--- Start of Material provided ---
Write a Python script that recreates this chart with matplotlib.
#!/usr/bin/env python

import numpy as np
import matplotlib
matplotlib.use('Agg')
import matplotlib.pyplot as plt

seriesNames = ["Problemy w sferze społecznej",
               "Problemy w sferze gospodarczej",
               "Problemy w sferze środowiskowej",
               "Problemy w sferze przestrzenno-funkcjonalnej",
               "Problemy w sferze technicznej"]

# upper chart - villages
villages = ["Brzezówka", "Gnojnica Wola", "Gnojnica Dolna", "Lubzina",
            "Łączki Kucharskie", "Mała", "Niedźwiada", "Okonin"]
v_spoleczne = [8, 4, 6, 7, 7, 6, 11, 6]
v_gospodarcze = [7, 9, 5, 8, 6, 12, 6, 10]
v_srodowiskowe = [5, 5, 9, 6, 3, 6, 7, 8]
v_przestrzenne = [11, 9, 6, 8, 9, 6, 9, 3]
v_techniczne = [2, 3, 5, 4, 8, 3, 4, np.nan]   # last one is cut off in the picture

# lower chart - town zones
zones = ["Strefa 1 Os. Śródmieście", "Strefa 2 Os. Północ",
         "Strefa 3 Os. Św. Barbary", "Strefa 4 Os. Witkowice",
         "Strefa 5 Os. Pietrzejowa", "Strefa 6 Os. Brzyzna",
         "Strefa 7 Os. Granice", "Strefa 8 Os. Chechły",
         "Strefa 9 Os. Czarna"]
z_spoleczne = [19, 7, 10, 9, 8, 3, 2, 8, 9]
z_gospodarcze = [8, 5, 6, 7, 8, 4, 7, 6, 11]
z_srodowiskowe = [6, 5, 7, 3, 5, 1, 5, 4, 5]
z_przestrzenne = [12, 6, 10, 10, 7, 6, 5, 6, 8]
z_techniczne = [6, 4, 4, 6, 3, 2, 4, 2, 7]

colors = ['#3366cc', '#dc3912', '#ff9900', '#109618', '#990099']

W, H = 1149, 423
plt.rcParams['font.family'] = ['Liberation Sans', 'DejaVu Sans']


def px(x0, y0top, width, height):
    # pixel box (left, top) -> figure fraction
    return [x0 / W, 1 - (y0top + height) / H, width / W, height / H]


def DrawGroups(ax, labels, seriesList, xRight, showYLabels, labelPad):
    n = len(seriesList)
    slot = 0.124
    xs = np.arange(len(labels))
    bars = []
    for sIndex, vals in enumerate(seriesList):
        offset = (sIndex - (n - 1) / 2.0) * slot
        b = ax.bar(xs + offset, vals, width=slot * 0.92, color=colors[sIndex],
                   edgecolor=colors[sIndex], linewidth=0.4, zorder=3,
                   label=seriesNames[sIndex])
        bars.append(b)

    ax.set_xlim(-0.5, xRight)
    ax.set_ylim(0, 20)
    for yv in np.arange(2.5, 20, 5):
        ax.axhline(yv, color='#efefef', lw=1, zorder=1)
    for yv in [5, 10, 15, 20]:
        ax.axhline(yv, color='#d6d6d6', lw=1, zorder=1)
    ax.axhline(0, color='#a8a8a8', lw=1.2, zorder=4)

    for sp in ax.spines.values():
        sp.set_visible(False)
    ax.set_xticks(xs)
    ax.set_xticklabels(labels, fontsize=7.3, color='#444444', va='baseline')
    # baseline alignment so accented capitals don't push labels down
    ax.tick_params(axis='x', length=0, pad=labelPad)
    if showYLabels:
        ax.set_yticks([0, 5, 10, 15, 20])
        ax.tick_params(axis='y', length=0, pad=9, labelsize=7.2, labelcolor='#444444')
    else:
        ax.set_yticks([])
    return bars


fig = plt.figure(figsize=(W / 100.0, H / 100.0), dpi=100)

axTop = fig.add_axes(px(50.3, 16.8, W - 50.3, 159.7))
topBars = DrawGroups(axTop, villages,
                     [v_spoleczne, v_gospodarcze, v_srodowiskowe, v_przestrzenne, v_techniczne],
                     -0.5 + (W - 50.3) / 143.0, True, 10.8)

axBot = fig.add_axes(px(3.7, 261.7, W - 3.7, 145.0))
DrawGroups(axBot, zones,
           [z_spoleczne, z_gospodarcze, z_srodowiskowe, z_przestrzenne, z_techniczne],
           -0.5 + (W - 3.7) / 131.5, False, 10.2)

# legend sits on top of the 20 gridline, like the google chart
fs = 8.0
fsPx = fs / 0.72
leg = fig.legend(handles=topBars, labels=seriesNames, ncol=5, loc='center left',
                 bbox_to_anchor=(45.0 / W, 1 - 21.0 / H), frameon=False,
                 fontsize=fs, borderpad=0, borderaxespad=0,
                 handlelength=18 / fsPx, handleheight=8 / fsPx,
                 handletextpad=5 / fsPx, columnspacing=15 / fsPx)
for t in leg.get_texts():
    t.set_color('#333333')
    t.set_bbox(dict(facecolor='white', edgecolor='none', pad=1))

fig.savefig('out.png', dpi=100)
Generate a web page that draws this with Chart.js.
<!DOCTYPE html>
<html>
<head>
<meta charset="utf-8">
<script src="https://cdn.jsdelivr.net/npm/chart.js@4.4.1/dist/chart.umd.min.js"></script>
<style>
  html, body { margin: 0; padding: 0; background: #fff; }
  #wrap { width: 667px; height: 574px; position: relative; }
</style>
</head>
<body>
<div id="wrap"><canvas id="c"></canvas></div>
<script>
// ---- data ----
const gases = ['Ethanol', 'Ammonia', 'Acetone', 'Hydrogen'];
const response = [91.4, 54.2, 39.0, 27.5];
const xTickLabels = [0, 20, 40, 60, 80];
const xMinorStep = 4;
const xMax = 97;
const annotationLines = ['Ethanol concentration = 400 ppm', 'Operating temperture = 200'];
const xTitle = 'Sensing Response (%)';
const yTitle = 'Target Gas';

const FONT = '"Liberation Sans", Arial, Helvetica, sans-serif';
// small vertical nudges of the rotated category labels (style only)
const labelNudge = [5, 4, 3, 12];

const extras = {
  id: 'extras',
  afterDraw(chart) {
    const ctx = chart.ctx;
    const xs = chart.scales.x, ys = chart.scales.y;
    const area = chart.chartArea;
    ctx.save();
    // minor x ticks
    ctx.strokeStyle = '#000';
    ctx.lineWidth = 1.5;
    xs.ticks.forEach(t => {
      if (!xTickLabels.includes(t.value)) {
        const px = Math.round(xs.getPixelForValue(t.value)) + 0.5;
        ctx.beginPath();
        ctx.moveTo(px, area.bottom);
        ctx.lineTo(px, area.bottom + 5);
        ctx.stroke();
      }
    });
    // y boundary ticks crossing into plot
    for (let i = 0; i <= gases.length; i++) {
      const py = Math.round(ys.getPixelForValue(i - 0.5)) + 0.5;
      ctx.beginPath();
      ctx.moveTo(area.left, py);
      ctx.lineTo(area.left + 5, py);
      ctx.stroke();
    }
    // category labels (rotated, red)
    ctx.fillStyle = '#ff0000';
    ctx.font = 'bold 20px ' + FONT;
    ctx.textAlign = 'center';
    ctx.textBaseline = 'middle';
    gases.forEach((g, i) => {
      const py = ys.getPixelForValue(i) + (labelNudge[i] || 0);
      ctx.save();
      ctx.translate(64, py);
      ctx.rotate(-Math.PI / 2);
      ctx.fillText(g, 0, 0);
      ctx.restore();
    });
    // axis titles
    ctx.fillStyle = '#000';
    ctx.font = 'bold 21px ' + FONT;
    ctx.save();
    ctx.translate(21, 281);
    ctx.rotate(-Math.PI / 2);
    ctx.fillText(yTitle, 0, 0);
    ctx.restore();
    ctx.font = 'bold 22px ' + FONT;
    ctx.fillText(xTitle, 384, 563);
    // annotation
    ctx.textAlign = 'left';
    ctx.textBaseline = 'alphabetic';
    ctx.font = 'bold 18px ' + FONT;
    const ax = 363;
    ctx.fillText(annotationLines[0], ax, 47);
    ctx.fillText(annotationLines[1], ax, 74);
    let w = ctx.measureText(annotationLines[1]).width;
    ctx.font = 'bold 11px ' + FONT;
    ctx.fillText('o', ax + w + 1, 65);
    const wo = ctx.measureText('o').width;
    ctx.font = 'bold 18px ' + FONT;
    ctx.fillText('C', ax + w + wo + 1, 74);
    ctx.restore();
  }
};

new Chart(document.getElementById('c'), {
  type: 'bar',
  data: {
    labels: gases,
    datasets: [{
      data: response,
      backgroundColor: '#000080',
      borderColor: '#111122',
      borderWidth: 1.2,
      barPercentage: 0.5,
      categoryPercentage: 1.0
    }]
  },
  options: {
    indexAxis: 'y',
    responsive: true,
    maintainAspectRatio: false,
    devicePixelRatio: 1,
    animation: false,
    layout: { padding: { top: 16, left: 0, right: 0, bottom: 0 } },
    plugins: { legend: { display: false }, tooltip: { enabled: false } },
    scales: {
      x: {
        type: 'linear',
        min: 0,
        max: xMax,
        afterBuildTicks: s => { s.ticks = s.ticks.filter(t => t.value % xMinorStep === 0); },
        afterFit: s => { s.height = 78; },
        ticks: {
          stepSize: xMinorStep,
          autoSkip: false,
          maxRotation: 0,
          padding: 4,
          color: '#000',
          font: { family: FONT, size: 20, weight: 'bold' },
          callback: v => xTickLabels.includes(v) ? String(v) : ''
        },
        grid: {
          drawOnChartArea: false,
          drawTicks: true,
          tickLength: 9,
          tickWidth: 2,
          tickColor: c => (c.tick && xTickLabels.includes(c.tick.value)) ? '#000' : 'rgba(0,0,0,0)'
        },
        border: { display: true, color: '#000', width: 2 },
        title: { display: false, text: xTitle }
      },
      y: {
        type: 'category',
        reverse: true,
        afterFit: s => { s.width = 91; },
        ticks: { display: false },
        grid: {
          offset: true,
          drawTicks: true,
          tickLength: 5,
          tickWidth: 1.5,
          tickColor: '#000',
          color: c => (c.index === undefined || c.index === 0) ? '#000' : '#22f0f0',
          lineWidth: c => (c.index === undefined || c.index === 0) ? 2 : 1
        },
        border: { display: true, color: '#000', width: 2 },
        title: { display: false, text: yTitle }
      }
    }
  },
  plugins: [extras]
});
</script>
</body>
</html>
--- End of Material provided ---
▶ [Exercise]:
Retype only the lines running from the top of the listing to the line that holds "bars.append(b)", both ends included.

▶ [The response]:
Write a Python script that recreates this chart with matplotlib.
#!/usr/bin/env python

import numpy as np
import matplotlib
matplotlib.use('Agg')
import matplotlib.pyplot as plt

seriesNames = ["Problemy w sferze społecznej",
               "Problemy w sferze gospodarczej",
               "Problemy w sferze środowiskowej",
               "Problemy w sferze przestrzenno-funkcjonalnej",
               "Problemy w sferze technicznej"]

# upper chart - villages
villages = ["Brzezówka", "Gnojnica Wola", "Gnojnica Dolna", "Lubzina",
            "Łączki Kucharskie", "Mała", "Niedźwiada", "Okonin"]
v_spoleczne = [8, 4, 6, 7, 7, 6, 11, 6]
v_gospodarcze = [7, 9, 5, 8, 6, 12, 6, 10]
v_srodowiskowe = [5, 5, 9, 6, 3, 6, 7, 8]
v_przestrzenne = [11, 9, 6, 8, 9, 6, 9, 3]
v_techniczne = [2, 3, 5, 4, 8, 3, 4, np.nan]   # last one is cut off in the picture

# lower chart - town zones
zones = ["Strefa 1 Os. Śródmieście", "Strefa 2 Os. Północ",
         "Strefa 3 Os. Św. Barbary", "Strefa 4 Os. Witkowice",
         "Strefa 5 Os. Pietrzejowa", "Strefa 6 Os. Brzyzna",
         "Strefa 7 Os. Granice", "Strefa 8 Os. Chechły",
         "Strefa 9 Os. Czarna"]
z_spoleczne = [19, 7, 10, 9, 8, 3, 2, 8, 9]
z_gospodarcze = [8, 5, 6, 7, 8, 4, 7, 6, 11]
z_srodowiskowe = [6, 5, 7, 3, 5, 1, 5, 4, 5]
z_przestrzenne = [12, 6, 10, 10, 7, 6, 5, 6, 8]
z_techniczne = [6, 4, 4, 6, 3, 2, 4, 2, 7]

colors = ['#3366cc', '#dc3912', '#ff9900', '#109618', '#990099']

W, H = 1149, 423
plt.rcParams['font.family'] = ['Liberation Sans', 'DejaVu Sans']


def px(x0, y0top, width, height):
    # pixel box (left, top) -> figure fraction
    return [x0 / W, 1 - (y0top + height) / H, width / W, height / H]


def DrawGroups(ax, labels, seriesList, xRight, showYLabels, labelPad):
    n = len(seriesList)
    slot = 0.124
    xs = np.arange(len(labels))
    bars = []
    for sIndex, vals in enumerate(seriesList):
        offset = (sIndex - (n - 1) / 2.0) * slot
        b = ax.bar(xs + offset, vals, width=slot * 0.92, color=colors[sIndex],
                   edgecolor=colors[sIndex], linewidth=0.4, zorder=3,
                   label=seriesNames[sIndex])
        bars.append(b)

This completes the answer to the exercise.